Still, the Suns needed to do something and hindsight tells us replacing Amare Stoudemire with Hedo Turkoglu, Josh Childress and Hakim Warrick was most definitely not the answer. Turk never fit and has since been shipped out while Childress is out of the rotation and Warrick only recently re-joined it.

Perhaps that’s what will happen when you go through an offseason without a general manager, but the Suns really seemed to lack much of a plan this past summer.

Another option would have been to roll over their assets to this offseason, but with no franchise guys really available (as in Carmelo isn’t coming to Phoenix) and considering the age of Nash/Hill I have no problem spending it last summer. I don’t dislike the Childress and Warrick signings in a vacuum either, it’s just they needed to replace that star power at the four both for the present and the future and they whiffed big in that regard.
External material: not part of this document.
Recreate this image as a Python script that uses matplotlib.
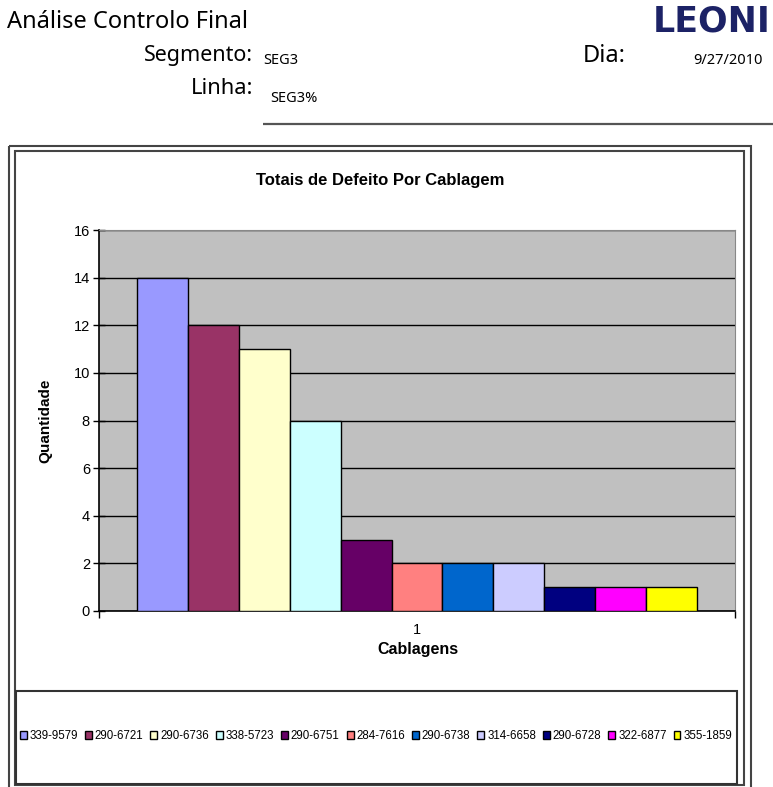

This offseason the Suns built an inefficient team payroll-wise in that Alvin Gentry has 11 quality players at his disposal but feels he can only play nine for maximum effectiveness. That means over $10 million of salary generally sits on the bench for the majority of the game (Childress and either Warrick or Pietrus lately) while aside from Nash this is a team with no star power.

If the Suns can acquire this mythical future star somewhere down the line, perhaps they will end up in better position than they would have been considering all the problems surrounding Amare’s future health and the diminished odds of winning it all with a big man who’s not a great defender or rebounder.

Or perhaps the Suns are finding out how difficult it is to replace a franchise guy without a high lottery pick, the route they might eventually have to take to respectability.

With the power of hindsight, the Suns made the right call not dealing Amare at the trade deadline for another solid role player based on how last year turned out. Hindsight thus far also tells us the Suns’ biggest mistake in all this came by failing to replace his power forward production or acquire a future stud with the assets his departure freed up.